Police said on Wednesday, Missouri City Police Department received a call from a resident who was walking through his neighborhood in what’s called the Plantation area.
The resident found about 84 clear plastic bags that were of different colors. Some of the bags contained beans or rice inside, along with two different types of flyers. One had a flyer referencing the agenda of COVID-19 and allegedly blaming Jewish people. Another bag had two flyers, and some of those flyers referenced a religious practice.
Neighbors told ABC13 they were shocked, heartbroken and scared. A very concerned resident agreed to speak with ABC13 but did not want to share their name due to fear of retaliation.

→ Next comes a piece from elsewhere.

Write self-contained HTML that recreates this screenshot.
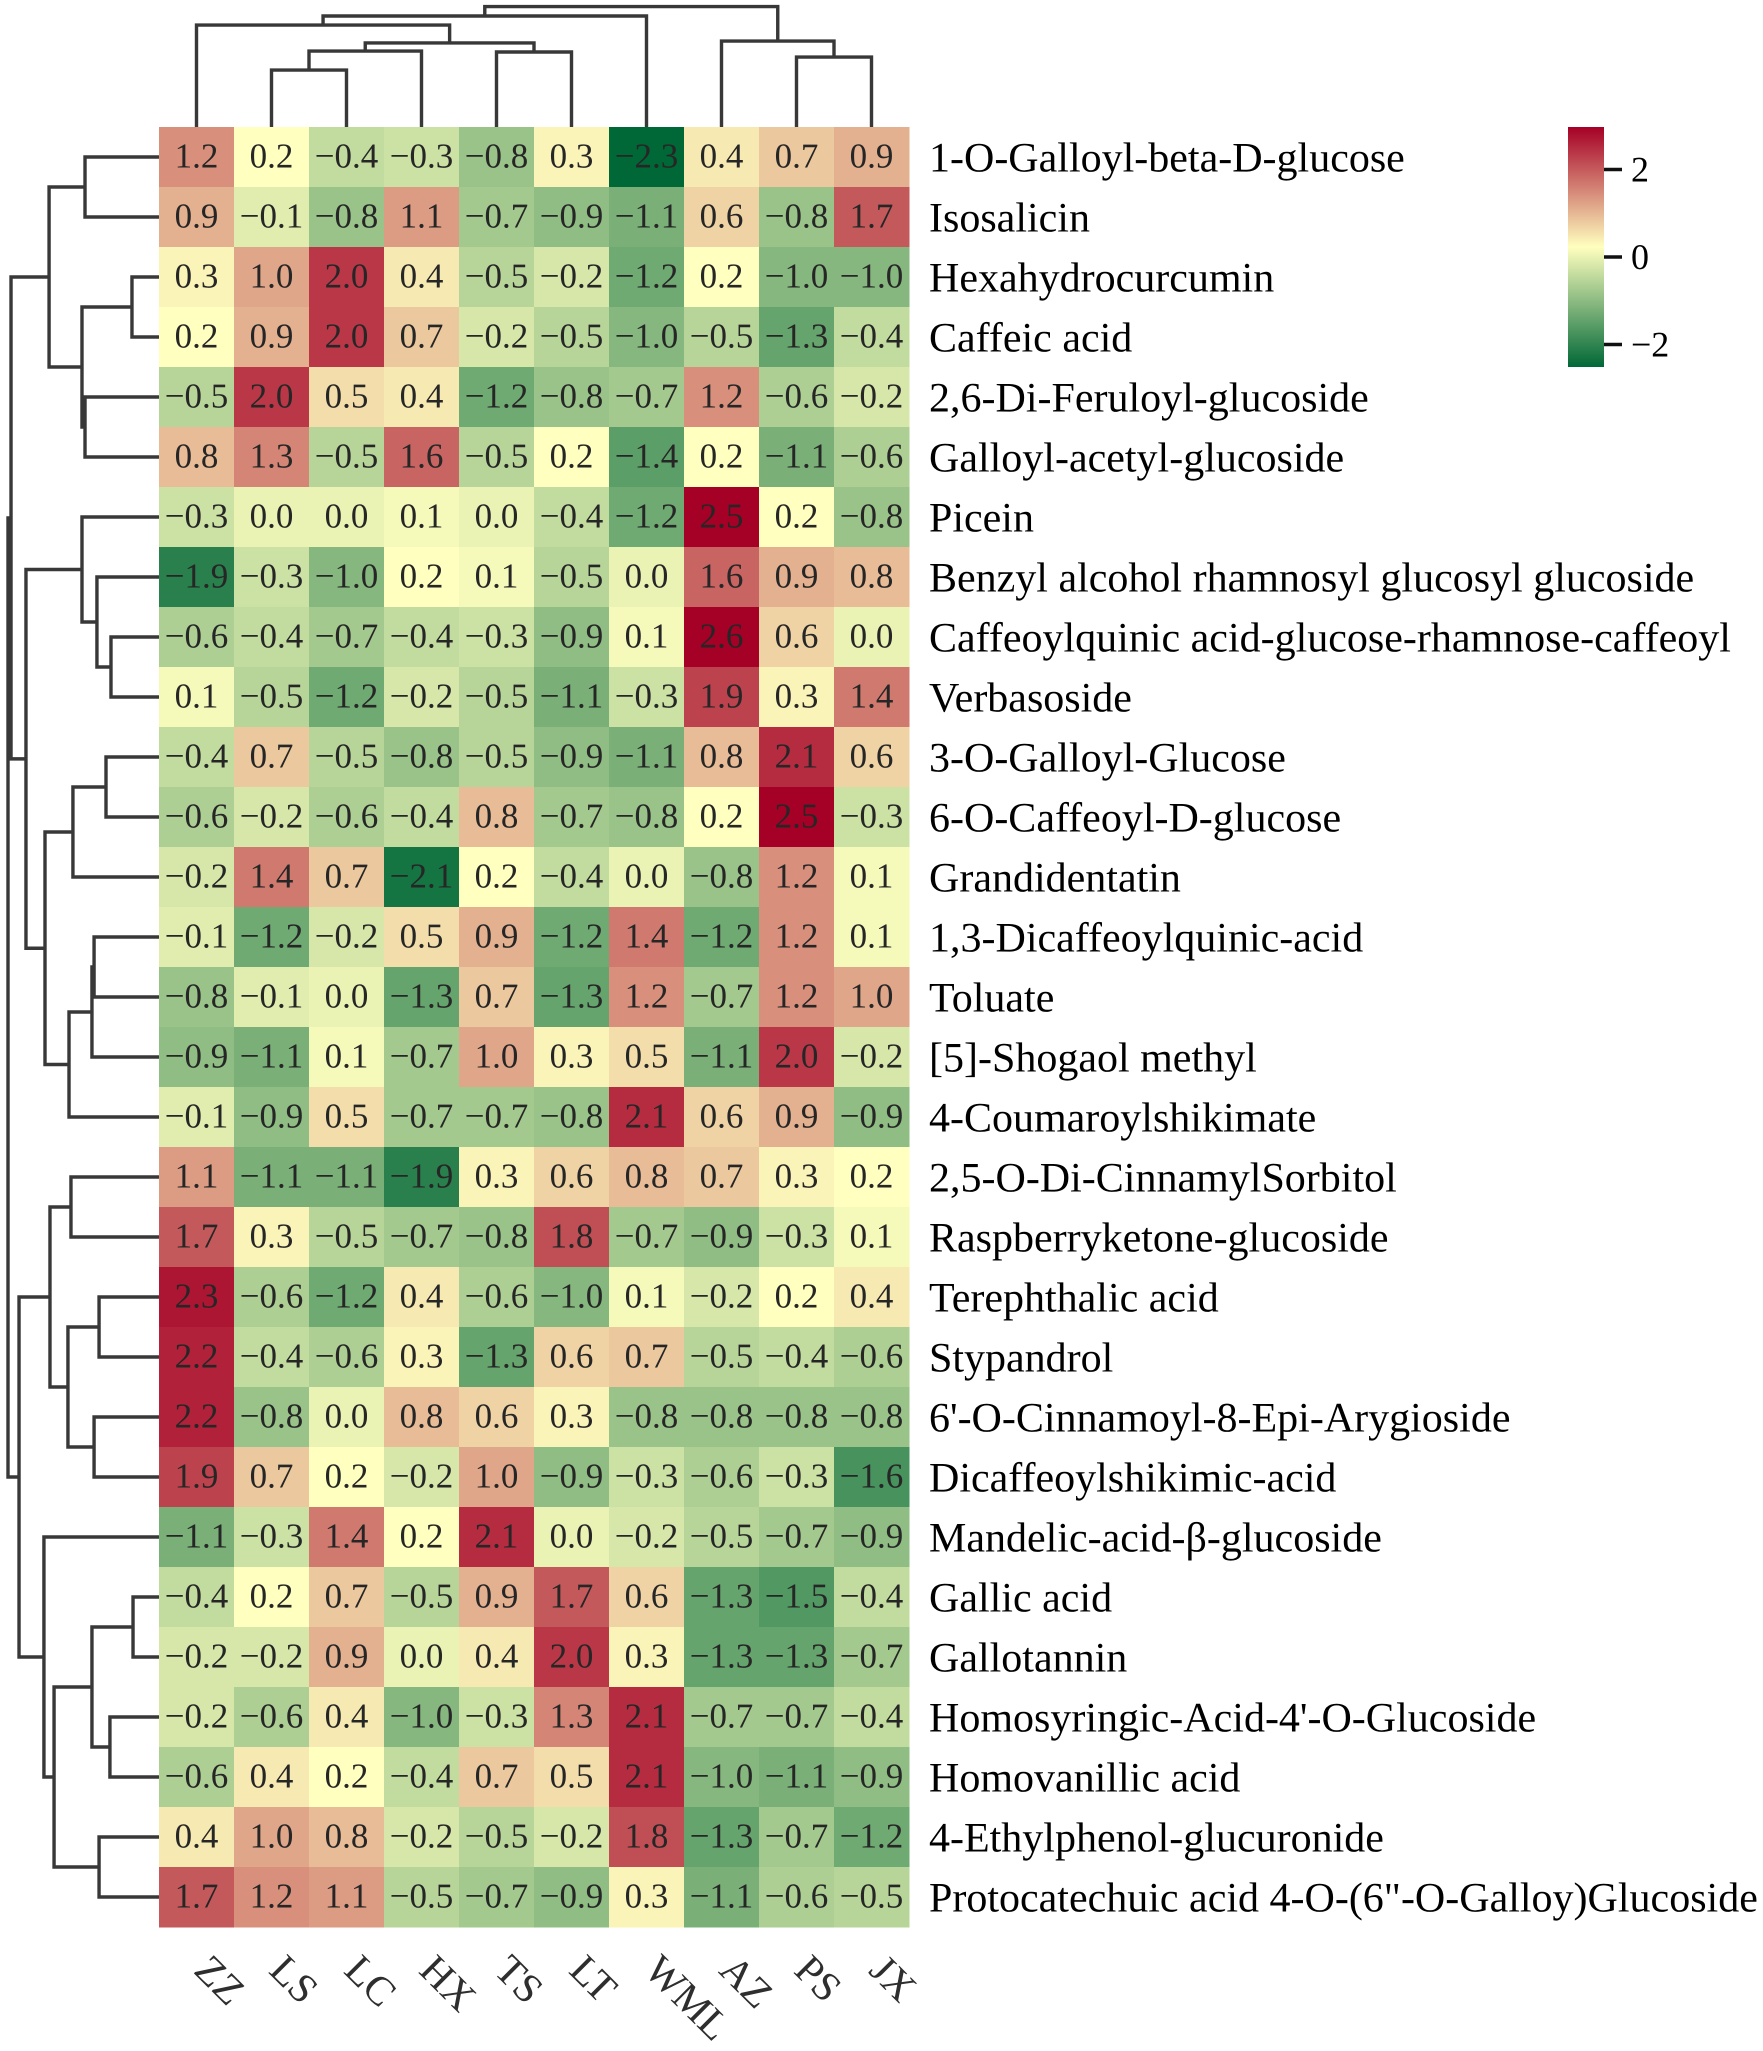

“I was stunned,” the concerned resident said. “We don’t want it. We don’t want that type of anti-Semitic flyers in our neighborhood.”
Missouri Police Lt. Russell Terry was notified of the flyers on Wednesday.
Officers canvassed the area and found more bags with similar flyers along nearby neighboring streets. ABC13 walked along Kellyway Lane and Connies Court Lane on Thursday and found similar bags with the flyers previously described, on the sidewalk and residents’ driveways. Those were turned in to police as evidence.
Detectives believe the bags with anti-Semitic flyers may have appeared Wednesday between midnight and 6 a.m. Detectives are also working with the Anti-Defamation League, Southwest Regional Office to help in this investigation.
“Really recognize just how strong and inclusive that Fort Bend County is and the individuals that live there,” Mark Toubin, the Anti-Defamation League Southwest Regional Director said. “It’s probably the most diverse county in this country. The way the people have responded is exactly the way we would hope people would respond. It’s saying ‘No’ to antisemitism. It’s saying ‘No’ to hate. It’s saying ‘No’ to extremism.”
Toubin encourages if residents in the neighborhood or neighboring counties find something that should be reported, first notify the police and you can also get ADL involved by submitting an incident report online.
“Unfortunately, there has been an increase in these kinds of incidents just over the last few weeks and months,” Toubin said, “In 2020, there was an all-time record for the dissemination of white supremacist propaganda and this year I’m afraid that we’re going to exceed that record that was set in 2020. It’s horrific to look at but it’s also concerning for the people that have to deal with that. That has to receive this information and so we’re very concerned for them as well.”
Destry Bell, Pastor of Christ Temple the People’s Church, saw images of the flyers for the first time on Thursday.
“Wow,” Bell said visibly shocked. “My reaction is one of heartbreak because after all these years to think that we still have people who are sick and have this certain thought about people who are of another ethnicity, other than theirs is quite heartbreaking.”
Bell said he has just one message for the community as they try to process and get through this together.
“God never promised that every day would be easy or that life would be easy,” Bell said. “But he did promise to fight our battles and to secure our victories. So if we just hold on and do what we can do to make our communities better, we can rise beyond racism and everybody will win.”
Officers are also asking anyone with surveillance video capturing who may have done this to turn that to the Missouri City Police Department.
Detectives are still working to determine what possible charges, if any, the suspect(s) would face.
Fort Bend County Judge KP George released the following statement on Thursday:
“In Fort Bend County, we welcome the rich and colorful tapestry of all communities. Racial, ethnic, and antisemitic terror have no place anywhere, especially not in Fort Bend County. The concerning surge of hate we’ve seen in the last several years is not acceptable and is a danger that threatens us all.
Discrimination and harassment of individuals or groups based on race, religion, ancestry, place of origin, ethnic origin, citizenship, or any other identity are intolerable. As County Judge of one of the most ethnically diverse counties in the country, I want to make clear that we all must stand together and condemn racism, antisemitism, and discrimination in all forms.
Our community leaders, law enforcement and I share the concern that these disturbing acts of intolerance are equally distressing and harmful to individuals and our communities.
Fort Bend County is leading the way on how a diverse community can come together as one and be inspired and dedicated to meeting and building relationships with each other in various communities outside of their normal purview.
The values of diversity, inclusion, respect, and civility are fundamental. Hatred and violence against Jewish people, African Americans, Asian-Americans and Pacific Islanders, LGBTQ+ communities, immigrants, refugees, and others are despicable. We must come together in this country and in our communities to end hate, racism, antisemitism, and intolerance.”